◆ **Exercise prompt**: Extract the lines of the material below, beginning with the first and ending with the line that holds "p.title.standoff = 2". Skip every picture.

◆ **Information provided**:
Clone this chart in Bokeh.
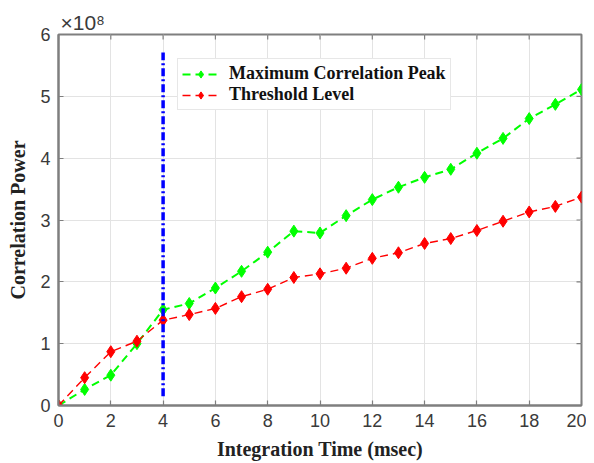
import math
from bokeh.plotting import figure
from bokeh.models import Legend, LegendItem, FixedTicker, Range1d
from bokeh.embed import file_html
from bokeh.resources import INLINE

time_ms = list(range(0, 21))
max_peak = [0.0, 0.26, 0.49, 1.0, 1.55, 1.65, 1.9, 2.17, 2.48, 2.82, 2.79, 3.07, 3.33, 3.53, 3.69, 3.82, 4.08, 4.32, 4.64, 4.87, 5.11]
threshold = [0.0, 0.45, 0.87, 1.04, 1.38, 1.47, 1.57, 1.76, 1.88, 2.07, 2.13, 2.22, 2.38, 2.47, 2.62, 2.70, 2.83, 2.98, 3.13, 3.22, 3.37]
marker_x = [4, 4]
marker_y = [0.15, 5.71]
x_ticks = list(range(0, 21, 2))
y_ticks = [0, 1, 2, 3, 4, 5, 6]
x_min, x_max = 0, 20
y_min, y_max = 0, 6

AX = "#7f7f7f"

p = figure(width=586, height=455, output_backend="svg", toolbar_location=None,
           x_range=Range1d(x_min, x_max), y_range=Range1d(y_min, y_max),
           min_border_left=58, min_border_right=5, min_border_top=34, min_border_bottom=50)
p.frame_width = 523
p.frame_height = 371

p.title.text = "×10⁸"
p.title.align = "left"
p.title.text_font = "Liberation Sans"
p.title.text_font_style = "normal"
p.title.text_font_size = "21px"
p.title.text_color = "#3a3a3a"
p.title.offset = 2
p.title.standoff = 2

p.xgrid.ticker = FixedTicker(ticks=x_ticks)
p.ygrid.ticker = FixedTicker(ticks=y_ticks)
p.grid.grid_line_color = "#e3e3e3"
p.grid.grid_line_width = 1
p.outline_line_color = AX
p.outline_line_width = 2

green = p.line(time_ms, max_peak, line_color="#00ff00", line_width=2, line_dash="8 5")
green_m = p.scatter(time_ms, max_peak, marker="diamond", size=12, fill_color="#00ff00", line_color="#00ff00")
red = p.line(time_ms, threshold, line_color="#ff0000", line_width=1.4, line_dash="8 5")
red_m = p.scatter(time_ms, threshold, marker="diamond", size=12, fill_color="#ff0000", line_color="#ff0000")
p.line(marker_x, marker_y, line_color="#0000ff", line_width=3.5, line_dash="8 3 2 3")

# inward ticks on top and right edges (box on)
p.scatter(x_ticks, [y_max] * len(x_ticks), marker="dash", angle=math.pi / 2, size=10, line_color=AX, line_width=1.2)
p.scatter([x_max] * len(y_ticks), y_ticks, marker="dash", size=10, line_color=AX, line_width=1.2)

for ax in (p.xaxis[0], p.yaxis[0]):
    ax.major_tick_in = 5
    ax.major_tick_out = 0
    ax.minor_tick_line_color = None
    ax.axis_line_color = AX
    ax.axis_line_width = 2
    ax.major_tick_line_color = AX
    ax.major_tick_line_width = 1.2
    ax.major_label_text_font = "Liberation Sans"
    ax.major_label_text_font_size = "18px"
    ax.major_label_text_color = "#3a3a3a"
    ax.axis_label_text_font = "Liberation Serif"
    ax.axis_label_text_font_style = "bold"
    ax.axis_label_text_font_size = "20px"
    ax.axis_label_text_color = "#222222"

p.xaxis[0].ticker = FixedTicker(ticks=x_ticks)
p.yaxis[0].ticker = FixedTicker(ticks=y_ticks)
p.xaxis[0].axis_label = "Integration Time (msec)"
p.yaxis[0].axis_label = "Correlation Power"
p.xaxis[0].major_label_standoff = 8
p.yaxis[0].major_label_standoff = 8
p.xaxis[0].axis_label_standoff = 8
p.yaxis[0].axis_label_standoff = 8

legend = Legend(items=[LegendItem(label="Maximum Correlation Peak", renderers=[green, green_m]),
                       LegendItem(label="Threshold Level", renderers=[red, red_m])],
                location=(119, 295), label_text_font="Liberation Serif", label_text_font_style="bold",
                label_text_font_size="18px", label_text_color="#111111",
                glyph_width=37, glyph_height=18, label_height=18, spacing=0, padding=4, margin=0,
                label_standoff=10, border_line_color="#d0d0d0", border_line_width=1.5,
                background_fill_alpha=1)
p.add_layout(legend, "center")

open("out.html", "w").write(file_html(p, INLINE))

◆ **Task solution**:
Clone this chart in Bokeh.
import math
from bokeh.plotting import figure
from bokeh.models import Legend, LegendItem, FixedTicker, Range1d
from bokeh.embed import file_html
from bokeh.resources import INLINE

time_ms = list(range(0, 21))
max_peak = [0.0, 0.26, 0.49, 1.0, 1.55, 1.65, 1.9, 2.17, 2.48, 2.82, 2.79, 3.07, 3.33, 3.53, 3.69, 3.82, 4.08, 4.32, 4.64, 4.87, 5.11]
threshold = [0.0, 0.45, 0.87, 1.04, 1.38, 1.47, 1.57, 1.76, 1.88, 2.07, 2.13, 2.22, 2.38, 2.47, 2.62, 2.70, 2.83, 2.98, 3.13, 3.22, 3.37]
marker_x = [4, 4]
marker_y = [0.15, 5.71]
x_ticks = list(range(0, 21, 2))
y_ticks = [0, 1, 2, 3, 4, 5, 6]
x_min, x_max = 0, 20
y_min, y_max = 0, 6

AX = "#7f7f7f"

p = figure(width=586, height=455, output_backend="svg", toolbar_location=None,
           x_range=Range1d(x_min, x_max), y_range=Range1d(y_min, y_max),
           min_border_left=58, min_border_right=5, min_border_top=34, min_border_bottom=50)
p.frame_width = 523
p.frame_height = 371

p.title.text = "×10⁸"
p.title.align = "left"
p.title.text_font = "Liberation Sans"
p.title.text_font_style = "normal"
p.title.text_font_size = "21px"
p.title.text_color = "#3a3a3a"
p.title.offset = 2
p.title.standoff = 2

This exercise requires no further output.